La Eucaristía, repitámoslo, es
sacramento de la unidad. Pero, por desgracia, los cristianos están divididos
precisamente en el sacramento de la unidad. Con mayor motivo, por tanto,
apoyados por la Eucaristía, tenemos que sentirnos estimulados a tender con
todas las fuerzas hacia esa plena unidad que Cristo deseó ardientemente en
el Cenáculo. Precisamente aquí, en Bari, ciudad que custodia los huesos de
san Nicolás, tierra de encuentro y de diálogo con los hermanos cristianos de
Oriente, quisiera confirmar mi voluntad de asumir como compromiso
fundamental el de trabajar con todas las energías en la reconstitución de la
plena y visible unidad de todos los seguidores de Cristo. Soy consciente de
que para ello no bastan las expresiones de buenos sentimientos. Se requieren
gestos concretos que entren en los espíritus y agiten las conciencias,
invitando a cada uno a esa conversión interior que es el presupuesto de todo
progreso en el camino del ecumenismo (Cf. Discurso de Benedicto XVI a los
representantes de las iglesias y comunidades cristianas y de otras
religiones no cristianas, 25 de abril de 2005). Os pido a todos que
emprendáis con decisión el camino de ese ecumenismo espiritual, que en la
oración abre las puertas al Espíritu Santo, el único que puede crear la
unidad.
Queridos amigos venidos a Bari desde
varias partes de Italia para celebrar este Congreso Eucarístico, tenemos que
redescubrir la alegría del domingo cristiano. Tenemos que redescubrir con
orgullo el privilegio de poder participar en la Eucaristía, que es el
sacramento del mundo renovado. La resurrección de Cristo tuvo lugar el
primer día de la semana, que para los judíos era el día de la creación del
mundo. Precisamente por este motivo el domingo era considerado por la
primitiva comunidad cristiana como el día en el que tuvo inicio el mundo
nuevo, el día en el que con la victoria de Cristo sobre la muerte comenzó la
nueva creación.
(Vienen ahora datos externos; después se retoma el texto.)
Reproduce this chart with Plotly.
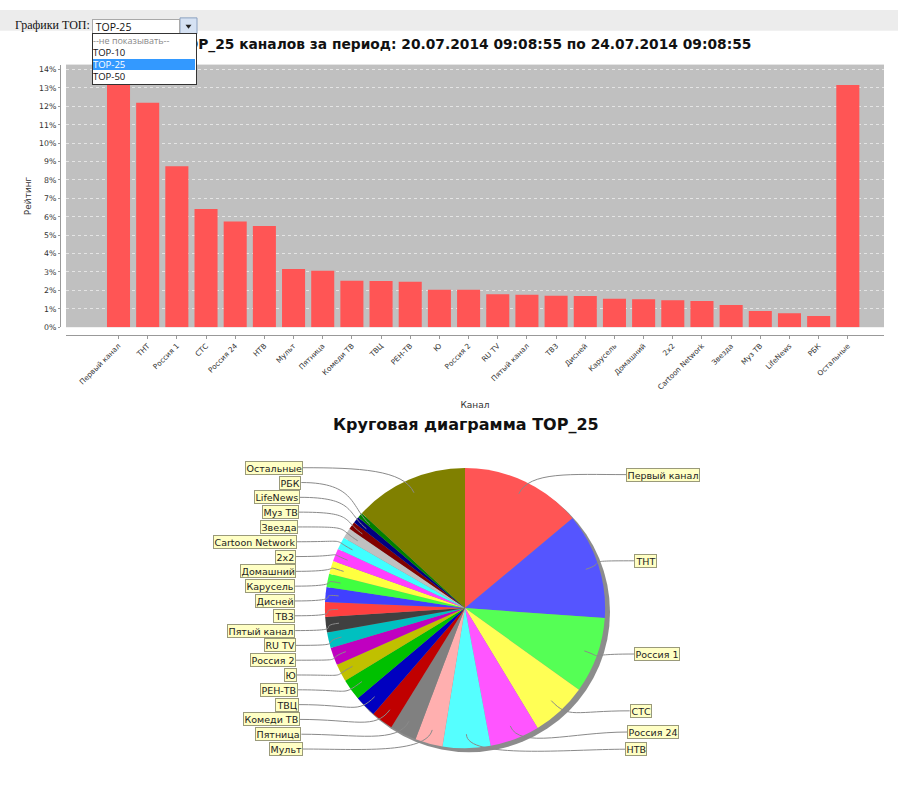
import math
import plotly.graph_objects as go

W, H = 898, 789

# ---------------- data ----------------
channels = ["Первый канал", "ТНТ", "Россия 1", "СТС", "Россия 24", "НТВ", "Мульт", "Пятница",
            "Комеди ТВ", "ТВЦ", "РЕН-ТВ", "Ю", "Россия 2", "RU TV", "Пятый канал", "ТВ3",
            "Дисней", "Карусель", "Домашний", "2x2", "Cartoon Network", "Звезда", "Муз ТВ",
            "LifeNews", "РБК", "Остальные"]
ratings = [13.9, 12.2, 8.75, 6.43, 5.74, 5.5, 3.16, 3.07, 2.53, 2.51, 2.47, 2.04, 2.04,
           1.79, 1.77, 1.71, 1.70, 1.55, 1.52, 1.46, 1.43, 1.21, 0.88, 0.76, 0.61, 13.16]
bar_title = "TOP_25 каналов за период: 20.07.2014 09:08:55 по 24.07.2014 09:08:55"
pie_title = "Круговая диаграмма TOP_25"
menu_label = "Графики ТОП:"
menu_options = ["--не показывать--", "TOP-10", "TOP-25", "TOP-50"]
menu_selected = "TOP-25"

# ---------------- styles ----------------
pie_colors = ["#ff5555", "#5555ff", "#55ff55", "#ffff55", "#ff55ff", "#55ffff", "#ffafaf",
              "#808080", "#c00000", "#0000c0", "#00c000", "#c0c000", "#c000c0", "#00c0c0",
              "#404040", "#ff4040", "#4040ff", "#40ff40", "#ffff40", "#ff40ff", "#40ffff",
              "#c0c0c0", "#800000", "#000080", "#008000", "#808000"]


def px(x):
    return x / W


def py(y):
    return 1 - y / H


fig = go.Figure()

# ---------------- bar chart ----------------
fig.add_trace(go.Bar(x=channels, y=ratings, marker=dict(color="#ff5555", line=dict(width=0)),
                     width=0.79, showlegend=False, xaxis="x", yaxis="y"))

fig.update_layout(
    xaxis=dict(domain=[px(66), px(884)], anchor="free", position=py(337),
               type="category", range=[-1.8, 26.24], tickangle=-45,
               tickfont=dict(family="DejaVu Sans", size=7.3, color="#333"),
               showline=True, linecolor="#999", ticks="outside", ticklen=3, tickcolor="#999",
               showgrid=False, fixedrange=True,
               title=dict(text="Канал", font=dict(family="DejaVu Sans", size=9, color="#333"),
                          standoff=11)),
    yaxis=dict(domain=[py(329.3), py(65)], anchor="free", position=px(60),
               range=[0, 14.27], dtick=1, ticksuffix="%",
               tickfont=dict(family="DejaVu Sans", size=7.8, color="#333"),
               showline=True, linecolor="#999", ticks="outside", ticklen=2, tickcolor="#999",
               showgrid=True, gridcolor="#e4e4e4", griddash="dot", gridwidth=0.7,
               zeroline=False, fixedrange=True,
               title=dict(text="Рейтинг", font=dict(family="DejaVu Sans", size=9, color="#333"),
                          standoff=4)),
)

# ---------------- pie chart ----------------
cx, cy, R = 465, 612, 141
fig.add_trace(go.Pie(labels=channels, values=ratings, sort=False, direction="clockwise",
                     rotation=0, textinfo="none", showlegend=False,
                     marker=dict(colors=pie_colors, line=dict(width=0)),
                     domain=dict(x=[px(cx - R), px(cx + R)], y=[py(cy + R), py(cy - R)])))

shapes = []
annotations = []

# header band
shapes.append(dict(type="rect", xref="paper", yref="paper", x0=0, x1=1, y0=py(31), y1=py(10),
                   fillcolor="#ececec", line=dict(width=0), layer="below"))
# pie shadow
shapes.append(dict(type="circle", xref="paper", yref="paper",
                   x0=px(cx - R + 4), x1=px(cx + R + 4), y0=py(cy + R + 4), y1=py(cy - R + 4),
                   fillcolor="#8c8c8c", line=dict(width=0), layer="below"))

# label layout (computed from the pie's slice angles)
total = sum(ratings)
angles = []
cum = 0.0
for v in ratings:
    angles.append(2 * math.pi * (cum + v / 2) / total)
    cum += v

right_idx = [i for i, a in enumerate(angles) if a < math.pi]
left_idx = [i for i, a in enumerate(angles) if a >= math.pi]

label_pos = {}
ys = [cy - 3 - 145 * math.cos(angles[i]) for i in right_idx]
for k in range(len(ys) - 2, -1, -1):
    if ys[k + 1] - ys[k] < 17.3:
        ys[k] = ys[k + 1] - 17.3
for i, y in zip(right_idx, ys):
    x = cx + 170 - 10 * ((y - cy) / 142) ** 2
    label_pos[i] = (x, y, "left")
for k, i in enumerate(reversed(left_idx)):
    y = 470.7 + 14.9 * k
    x = cx - 170 + 8 * ((y - cy) / 142) ** 2
    label_pos[i] = (x, y, "right")

for i, name in enumerate(channels):
    a = angles[i]
    lx, ly, side = label_pos[i]
    ax_, ay_ = cx + 0.9 * R * math.sin(a), cy - 0.9 * R * math.cos(a)
    c1x, c1y = cx + 1.08 * R * math.sin(a), cy - 1.08 * R * math.cos(a)
    c2x = lx - 55 if side == "left" else lx + 55
    path = (f"M {px(ax_)},{py(ay_)} C {px(c1x)},{py(c1y)} {px(c2x)},{py(ly)} "
            f"{px(lx)},{py(ly)}")
    shapes.append(dict(type="path", xref="paper", yref="paper", path=path,
                       line=dict(color="#8a8a8a", width=1)))
    annotations.append(dict(text=name, x=px(lx), y=py(ly), xref="paper", yref="paper",
                            xanchor=side, yanchor="middle", showarrow=False,
                            bgcolor="#ffffc4", bordercolor="#9a9a7a", borderwidth=1,
                            borderpad=0.5, font=dict(family="DejaVu Sans", size=9.5, color="#222")))

# titles
annotations.insert(0, dict(text=f"<b>{bar_title}</b>", x=px(464), y=py(45), xref="paper",
                           yref="paper", xanchor="center", yanchor="middle", showarrow=False,
                           font=dict(family="DejaVu Sans", size=13.8, color="#111")))
annotations.insert(1, dict(text=f"<b>{pie_title}</b>", x=px(466), y=py(427), xref="paper",
                           yref="paper", xanchor="center", yanchor="middle", showarrow=False,
                           font=dict(family="DejaVu Sans", size=16, color="#111")))

# dropdown (page widget above the chart)
annotations.append(dict(text=menu_label, x=px(13), y=py(25.5), xref="paper", yref="paper",
                        xanchor="left", yanchor="middle", showarrow=False,
                        font=dict(family="Liberation Serif", size=12, color="#111")))
annotations.append(dict(text="\u00a0" + menu_selected, x=px(92), y=py(19), xref="paper",
                        yref="paper", xanchor="left", yanchor="top", showarrow=False,
                        align="left", width=86, height=13, bgcolor="white",
                        bordercolor="#a9a9a9", borderwidth=1, borderpad=0,
                        font=dict(family="Open Sans", size=10.5, color="#111")))
shapes.append(dict(type="rect", xref="paper", yref="paper", x0=px(180), x1=px(197),
                   y0=py(34), y1=py(18), fillcolor="#d6e2f3", line=dict(color="#8aa0c0", width=1)))
shapes.append(dict(type="path", xref="paper", yref="paper",
                   path=f"M {px(185.5)},{py(25)} L {px(191.5)},{py(25)} L {px(188.5)},{py(29)} Z",
                   fillcolor="#222", line=dict(width=0)))
annotations.append(dict(text=" ", x=px(92), y=py(33), xref="paper", yref="paper",
                        xanchor="left", yanchor="top", showarrow=False,
                        width=103, height=50, bgcolor="white", bordercolor="#333",
                        borderwidth=1, borderpad=0))
for k, opt in enumerate(menu_options):
    sel = opt == menu_selected
    annotations.append(dict(text=opt, x=px(93), y=py(35.5 + 12 * k), xref="paper", yref="paper",
                            xanchor="left", yanchor="top", showarrow=False, align="left",
                            width=102, height=11, borderpad=0, borderwidth=0,
                            bgcolor="#3399ff" if sel else "rgba(0,0,0,0)",
                            font=dict(family="Open Sans", size=9.5 if k else 9,
                                      color="white" if sel else ("#888" if k == 0 else "#111"))))

fig.update_layout(
    width=W, height=H, margin=dict(l=0, r=0, t=0, b=0),
    paper_bgcolor="white", plot_bgcolor="#c0c0c0",
    shapes=shapes, annotations=annotations,
    font=dict(family="DejaVu Sans"),
)

fig.write_html("out.html")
Reuniéndose en torno a la mesa eucarística, la comunidad se
iba modelando como nuevo pueblo de Dios. San Ignacio de Antioquia llamaba a
los cristianos «aquellos que han alcanzado la nueva esperanza», y los
presentaba como personas «que viven según el domingo» («iuxta dominicam
viventes»). Desde esta perspectiva, el obispo antioqueno se preguntaba:
«¿Cómo podremos vivir sin aquél a quien esperaron los profetas?» («Epistula
ad Magnesios», 9, 1-2).
«¿Cómo podremos vivir sin él?». Escuchamos el eco de la afirmación de los mártires de Abitene en estas palabras de san Ignacio: «Sine dominico non possumus». De aquí surge nuestra oración: que los cristianos de hoy vuelvan a encontrar la conciencia de la decisiva importancia de la celebración dominical y que sepamos sacar de la participación en la Eucaristía el empuje necesario para un nuevo compromiso en el anuncio al mundo de Cristo «nuestra paz» (Efesios 2, 14). ¡Amén!